Word for word, give the material below again, minus any images.
---
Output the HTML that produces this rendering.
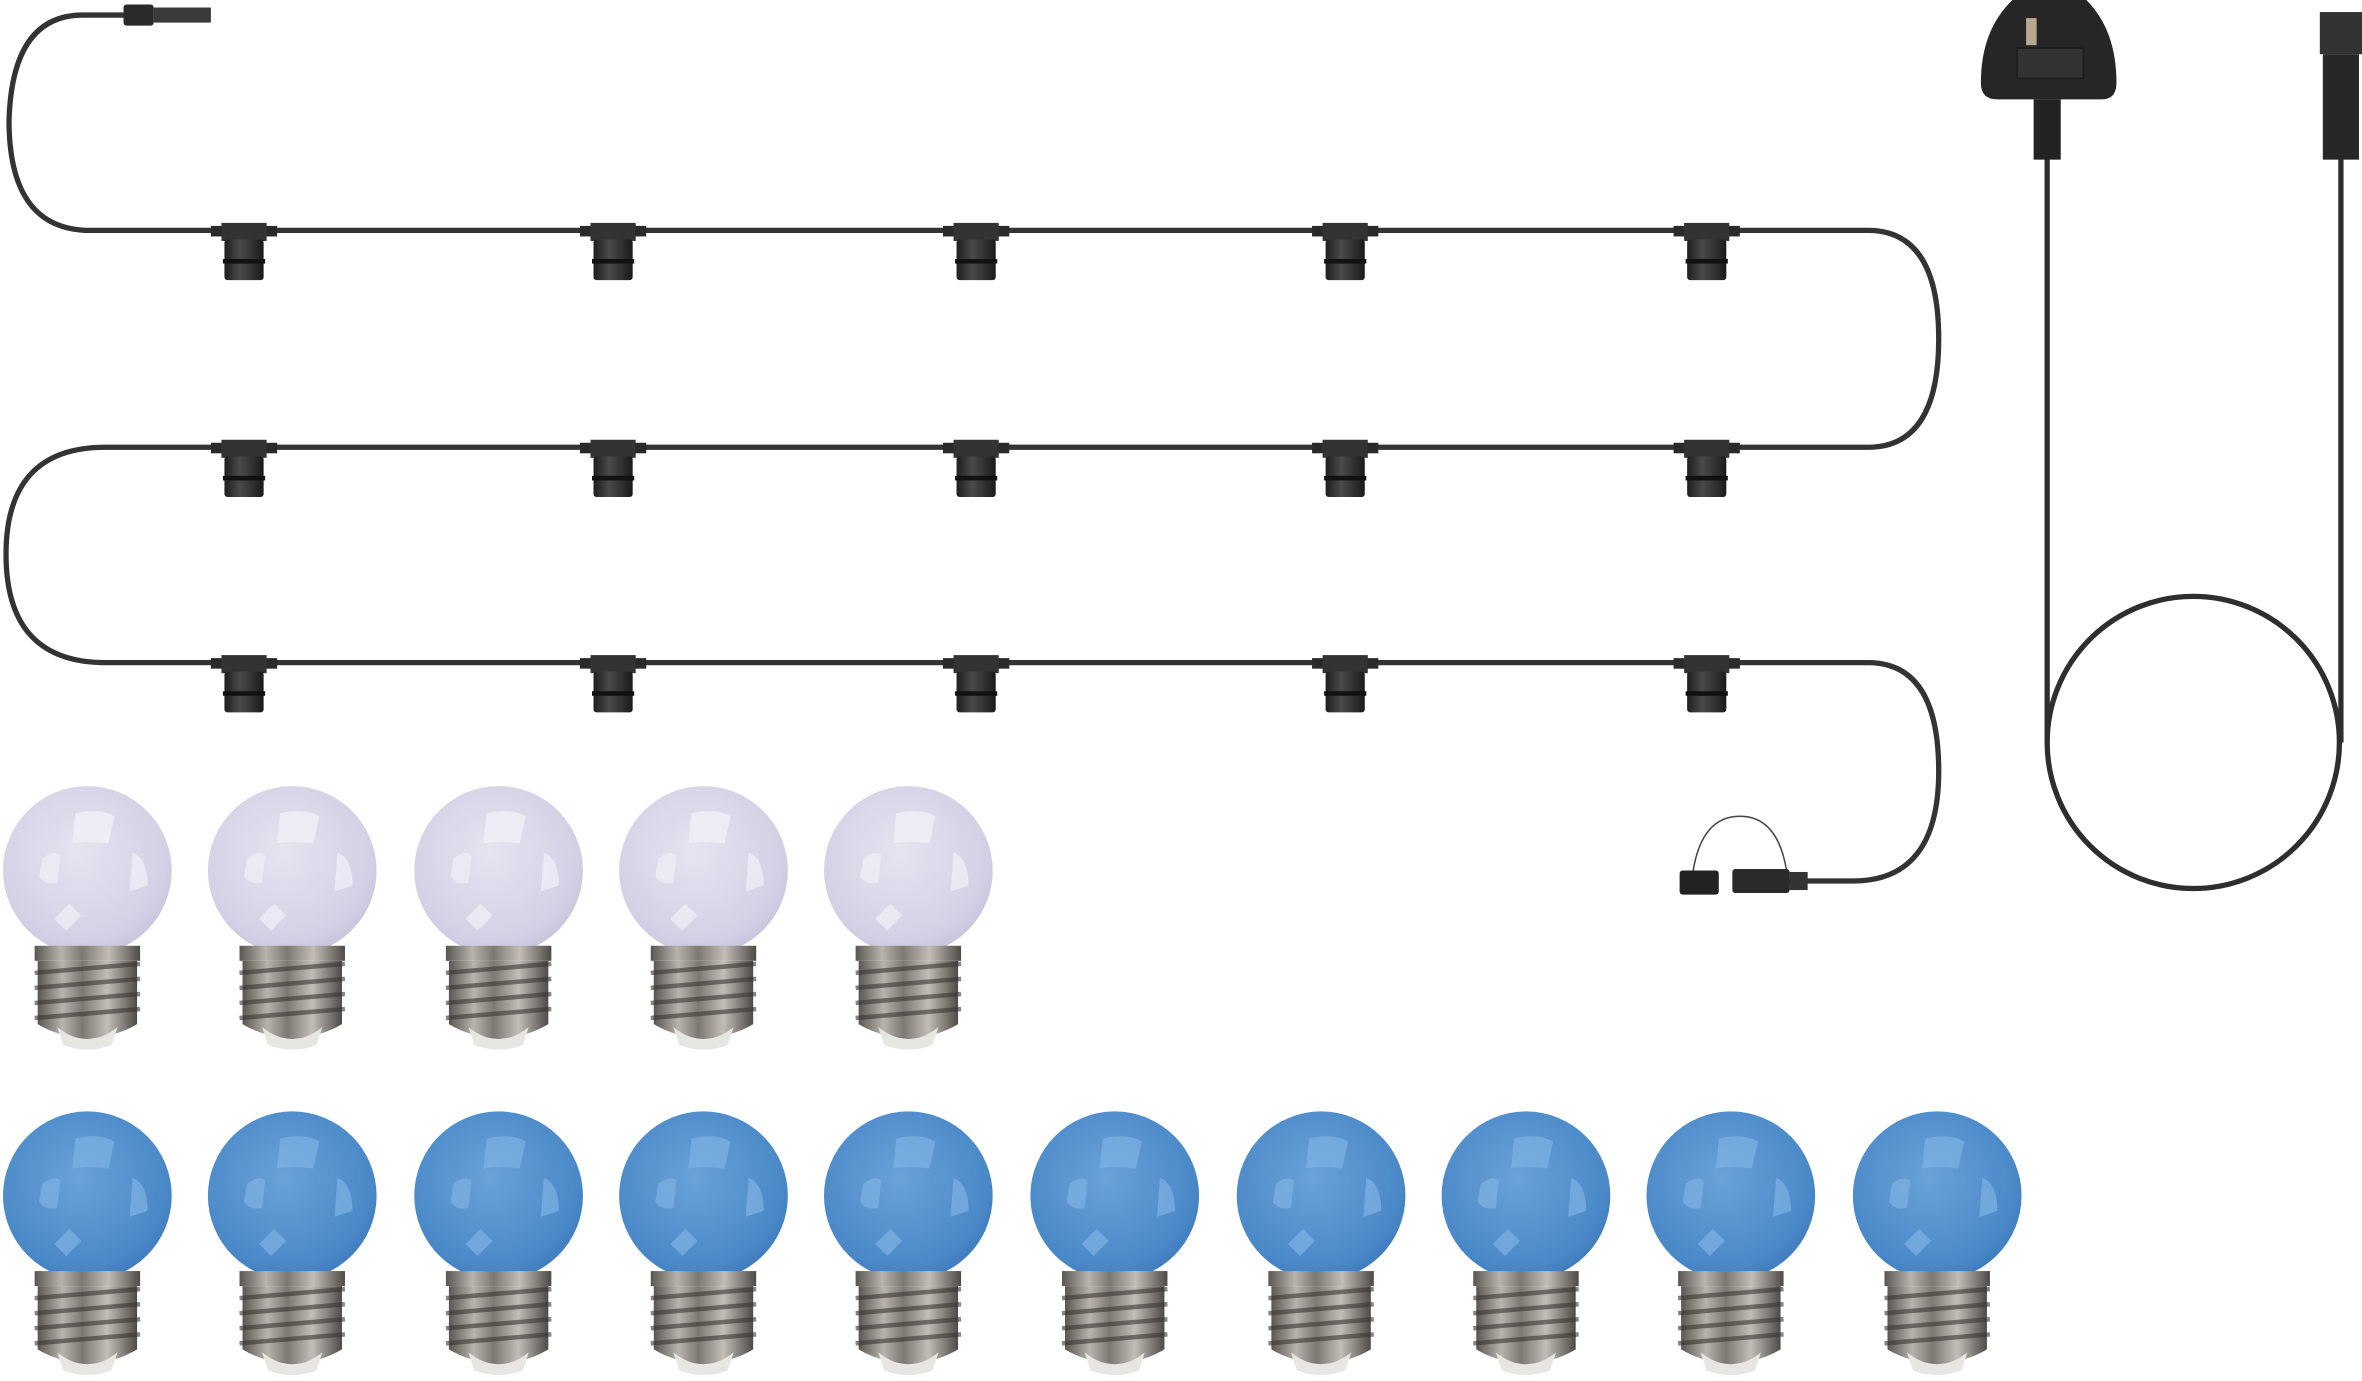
<!DOCTYPE html>
<html><head><meta charset="utf-8"><style>
html,body{margin:0;padding:0;background:#fff;}
svg{display:block;}
</style></head><body>
<svg width="2362" height="1381" viewBox="0 0 1568 917" preserveAspectRatio="none" xmlns="http://www.w3.org/2000/svg">
<defs>
<radialGradient id="gw" cx="0.45" cy="0.4" r="0.65">
<stop offset="0" stop-color="#e6e4f0"/><stop offset="0.8" stop-color="#d2d0e4"/><stop offset="1" stop-color="#c4c2da"/>
</radialGradient>
<radialGradient id="gb" cx="0.45" cy="0.4" r="0.65">
<stop offset="0" stop-color="#6aa2d8"/><stop offset="0.8" stop-color="#4a88c8"/><stop offset="1" stop-color="#3c78ba"/>
</radialGradient>
<linearGradient id="gm" x1="0" x2="1">
<stop offset="0" stop-color="#5a5652"/><stop offset="0.25" stop-color="#b8b4ac"/><stop offset="0.45" stop-color="#7c7872"/><stop offset="0.7" stop-color="#c2beb6"/><stop offset="1" stop-color="#4e4a46"/>
</linearGradient>
<linearGradient id="gs" x1="0" x2="1">
<stop offset="0" stop-color="#1e1e1e"/><stop offset="0.4" stop-color="#4a4a4a"/><stop offset="1" stop-color="#1a1a1a"/>
</linearGradient>
<g id="base">
<rect x="-35" y="50" width="70" height="10" fill="url(#gm)"/>
<path d="M-33 60 H33 V102 Q20 110 0 112 Q-20 110 -33 102 Z" fill="url(#gm)"/>
<path d="M-35 68 L35 62 M-35 78 L35 72 M-35 88 L35 82 M-35 98 L35 92" stroke="#3a3632" stroke-width="3" opacity="0.6"/>
<path d="M-20 104 Q0 120 20 104 L16 116 Q0 122 -16 116 Z" fill="#e8e6e2"/>
</g>
<g id="bw"><circle cx="0" cy="0" r="56" fill="url(#gw)"/>
<path d="M-8 -38 Q8 -42 18 -36 L14 -18 Q0 -20 -10 -18 Z" fill="#f1f0f8" opacity="0.8"/>
<path d="M-30 -8 Q-22 -14 -18 -10 L-20 8 Q-28 10 -32 4 Z" fill="#eeedf6" opacity="0.8"/>
<path d="M30 -12 Q40 -8 40 10 L28 14 Z" fill="#eeedf6" opacity="0.8"/>
<path d="M-12 22 L-4 30 L-14 40 L-22 32 Z" fill="#eeedf6" opacity="0.8"/>
<use href="#base"/></g>
<g id="bb"><circle cx="0" cy="0" r="56" fill="url(#gb)"/>
<path d="M-8 -38 Q8 -42 18 -36 L14 -18 Q0 -20 -10 -18 Z" fill="#7fb2e2" opacity="0.7"/>
<path d="M-30 -8 Q-22 -14 -18 -10 L-20 8 Q-28 10 -32 4 Z" fill="#7fb2e2" opacity="0.7"/>
<path d="M30 -12 Q40 -8 40 10 L28 14 Z" fill="#7fb2e2" opacity="0.7"/>
<path d="M-12 22 L-4 30 L-14 40 L-22 32 Z" fill="#7fb2e2" opacity="0.7"/>
<use href="#base"/></g>
<g id="sock">
<rect x="-22" y="-3" width="44" height="7" fill="#2a2a2a"/>
<rect x="-15" y="-5" width="30" height="12" fill="#333"/>
<rect x="-13" y="6" width="26" height="27" rx="2" fill="url(#gs)"/>
<rect x="-14" y="19" width="28" height="3" fill="#111"/>
</g>
</defs>
<path d="M85 10 H55 Q8 10 6 80 Q6 153 60 153 H1240 Q1287 153 1287 225 Q1287 297 1240 297 H70 Q4 297 4 368 Q4 440 70 440 H1240 Q1287 440 1287 512 Q1287 585 1230 585 H1170" fill="none" stroke="#333" stroke-width="3.5"/>
<rect x="82" y="3" width="20" height="14" rx="2" fill="#2a2a2a"/><rect x="102" y="5" width="38" height="10" fill="#3a3a3a"/>
<g>
<use href="#sock" x="162" y="153"/><use href="#sock" x="407" y="153"/><use href="#sock" x="648" y="153"/><use href="#sock" x="893" y="153"/><use href="#sock" x="1133" y="153"/>
<use href="#sock" x="162" y="297"/><use href="#sock" x="407" y="297"/><use href="#sock" x="648" y="297"/><use href="#sock" x="893" y="297"/><use href="#sock" x="1133" y="297"/>
<use href="#sock" x="162" y="440"/><use href="#sock" x="407" y="440"/><use href="#sock" x="648" y="440"/><use href="#sock" x="893" y="440"/><use href="#sock" x="1133" y="440"/>
</g>
<path d="M1124 578 Q1130 542 1155 542 Q1180 542 1186 578" fill="none" stroke="#444" stroke-width="1"/>
<rect x="1115" y="578" width="26" height="16" rx="2" fill="#222"/>
<rect x="1150" y="577" width="38" height="16" rx="2" fill="#2a2a2a"/>
<rect x="1188" y="579" width="12" height="12" fill="#333"/>
<path d="M1359 100 V493" fill="none" stroke="#2e2e2e" stroke-width="3.5"/>
<path d="M1554 85 V493" fill="none" stroke="#2e2e2e" stroke-width="3.5"/>
<circle cx="1456" cy="493" r="97" fill="none" stroke="#2e2e2e" stroke-width="3.5"/>
<path d="M1336 0 H1385 Q1405 20 1405 55 Q1405 66 1395 66 H1326 Q1315 66 1315 55 Q1315 20 1336 0 Z" fill="#262626"/>
<rect x="1345" y="12" width="7" height="18" fill="#b8a890"/>
<rect x="1339" y="32" width="44" height="20" fill="#333" stroke="#1c1c1c"/>
<rect x="1350" y="66" width="18" height="40" fill="#222"/>
<rect x="1540" y="8" width="28" height="28" fill="#333"/>
<rect x="1542" y="36" width="24" height="70" fill="#262626"/>
<use href="#bw" x="58" y="578"/><use href="#bw" x="194" y="578"/><use href="#bw" x="331" y="578"/><use href="#bw" x="467" y="578"/><use href="#bw" x="603" y="578"/>
<use href="#bb" x="58" y="794"/><use href="#bb" x="194" y="794"/><use href="#bb" x="331" y="794"/><use href="#bb" x="467" y="794"/><use href="#bb" x="603" y="794"/>
<use href="#bb" x="740" y="794"/><use href="#bb" x="877" y="794"/><use href="#bb" x="1013" y="794"/><use href="#bb" x="1149" y="794"/><use href="#bb" x="1286" y="794"/>
</svg>
</body></html>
---
**Expected output:**
Output the HTML that produces this rendering.
<!DOCTYPE html>
<html><head><meta charset="utf-8"><style>
html,body{margin:0;padding:0;background:#fff;}
svg{display:block;}
</style></head><body>
<svg width="2362" height="1381" viewBox="0 0 1568 917" preserveAspectRatio="none" xmlns="http://www.w3.org/2000/svg">
<defs>
<radialGradient id="gw" cx="0.45" cy="0.4" r="0.65">
<stop offset="0" stop-color="#e6e4f0"/><stop offset="0.8" stop-color="#d2d0e4"/><stop offset="1" stop-color="#c4c2da"/>
</radialGradient>
<radialGradient id="gb" cx="0.45" cy="0.4" r="0.65">
<stop offset="0" stop-color="#6aa2d8"/><stop offset="0.8" stop-color="#4a88c8"/><stop offset="1" stop-color="#3c78ba"/>
</radialGradient>
<linearGradient id="gm" x1="0" x2="1">
<stop offset="0" stop-color="#5a5652"/><stop offset="0.25" stop-color="#b8b4ac"/><stop offset="0.45" stop-color="#7c7872"/><stop offset="0.7" stop-color="#c2beb6"/><stop offset="1" stop-color="#4e4a46"/>
</linearGradient>
<linearGradient id="gs" x1="0" x2="1">
<stop offset="0" stop-color="#1e1e1e"/><stop offset="0.4" stop-color="#4a4a4a"/><stop offset="1" stop-color="#1a1a1a"/>
</linearGradient>
<g id="base">
<rect x="-35" y="50" width="70" height="10" fill="url(#gm)"/>
<path d="M-33 60 H33 V102 Q20 110 0 112 Q-20 110 -33 102 Z" fill="url(#gm)"/>
<path d="M-35 68 L35 62 M-35 78 L35 72 M-35 88 L35 82 M-35 98 L35 92" stroke="#3a3632" stroke-width="3" opacity="0.6"/>
<path d="M-20 104 Q0 120 20 104 L16 116 Q0 122 -16 116 Z" fill="#e8e6e2"/>
</g>
<g id="bw"><circle cx="0" cy="0" r="56" fill="url(#gw)"/>
<path d="M-8 -38 Q8 -42 18 -36 L14 -18 Q0 -20 -10 -18 Z" fill="#f1f0f8" opacity="0.8"/>
<path d="M-30 -8 Q-22 -14 -18 -10 L-20 8 Q-28 10 -32 4 Z" fill="#eeedf6" opacity="0.8"/>
<path d="M30 -12 Q40 -8 40 10 L28 14 Z" fill="#eeedf6" opacity="0.8"/>
<path d="M-12 22 L-4 30 L-14 40 L-22 32 Z" fill="#eeedf6" opacity="0.8"/>
<use href="#base"/></g>
<g id="bb"><circle cx="0" cy="0" r="56" fill="url(#gb)"/>
<path d="M-8 -38 Q8 -42 18 -36 L14 -18 Q0 -20 -10 -18 Z" fill="#7fb2e2" opacity="0.7"/>
<path d="M-30 -8 Q-22 -14 -18 -10 L-20 8 Q-28 10 -32 4 Z" fill="#7fb2e2" opacity="0.7"/>
<path d="M30 -12 Q40 -8 40 10 L28 14 Z" fill="#7fb2e2" opacity="0.7"/>
<path d="M-12 22 L-4 30 L-14 40 L-22 32 Z" fill="#7fb2e2" opacity="0.7"/>
<use href="#base"/></g>
<g id="sock">
<rect x="-22" y="-3" width="44" height="7" fill="#2a2a2a"/>
<rect x="-15" y="-5" width="30" height="12" fill="#333"/>
<rect x="-13" y="6" width="26" height="27" rx="2" fill="url(#gs)"/>
<rect x="-14" y="19" width="28" height="3" fill="#111"/>
</g>
</defs>
<path d="M85 10 H55 Q8 10 6 80 Q6 153 60 153 H1240 Q1287 153 1287 225 Q1287 297 1240 297 H70 Q4 297 4 368 Q4 440 70 440 H1240 Q1287 440 1287 512 Q1287 585 1230 585 H1170" fill="none" stroke="#333" stroke-width="3.5"/>
<rect x="82" y="3" width="20" height="14" rx="2" fill="#2a2a2a"/><rect x="102" y="5" width="38" height="10" fill="#3a3a3a"/>
<g>
<use href="#sock" x="162" y="153"/><use href="#sock" x="407" y="153"/><use href="#sock" x="648" y="153"/><use href="#sock" x="893" y="153"/><use href="#sock" x="1133" y="153"/>
<use href="#sock" x="162" y="297"/><use href="#sock" x="407" y="297"/><use href="#sock" x="648" y="297"/><use href="#sock" x="893" y="297"/><use href="#sock" x="1133" y="297"/>
<use href="#sock" x="162" y="440"/><use href="#sock" x="407" y="440"/><use href="#sock" x="648" y="440"/><use href="#sock" x="893" y="440"/><use href="#sock" x="1133" y="440"/>
</g>
<path d="M1124 578 Q1130 542 1155 542 Q1180 542 1186 578" fill="none" stroke="#444" stroke-width="1"/>
<rect x="1115" y="578" width="26" height="16" rx="2" fill="#222"/>
<rect x="1150" y="577" width="38" height="16" rx="2" fill="#2a2a2a"/>
<rect x="1188" y="579" width="12" height="12" fill="#333"/>
<path d="M1359 100 V493" fill="none" stroke="#2e2e2e" stroke-width="3.5"/>
<path d="M1554 85 V493" fill="none" stroke="#2e2e2e" stroke-width="3.5"/>
<circle cx="1456" cy="493" r="97" fill="none" stroke="#2e2e2e" stroke-width="3.5"/>
<path d="M1336 0 H1385 Q1405 20 1405 55 Q1405 66 1395 66 H1326 Q1315 66 1315 55 Q1315 20 1336 0 Z" fill="#262626"/>
<rect x="1345" y="12" width="7" height="18" fill="#b8a890"/>
<rect x="1339" y="32" width="44" height="20" fill="#333" stroke="#1c1c1c"/>
<rect x="1350" y="66" width="18" height="40" fill="#222"/>
<rect x="1540" y="8" width="28" height="28" fill="#333"/>
<rect x="1542" y="36" width="24" height="70" fill="#262626"/>
<use href="#bw" x="58" y="578"/><use href="#bw" x="194" y="578"/><use href="#bw" x="331" y="578"/><use href="#bw" x="467" y="578"/><use href="#bw" x="603" y="578"/>
<use href="#bb" x="58" y="794"/><use href="#bb" x="194" y="794"/><use href="#bb" x="331" y="794"/><use href="#bb" x="467" y="794"/><use href="#bb" x="603" y="794"/>
<use href="#bb" x="740" y="794"/><use href="#bb" x="877" y="794"/><use href="#bb" x="1013" y="794"/><use href="#bb" x="1149" y="794"/><use href="#bb" x="1286" y="794"/>
</svg>
</body></html>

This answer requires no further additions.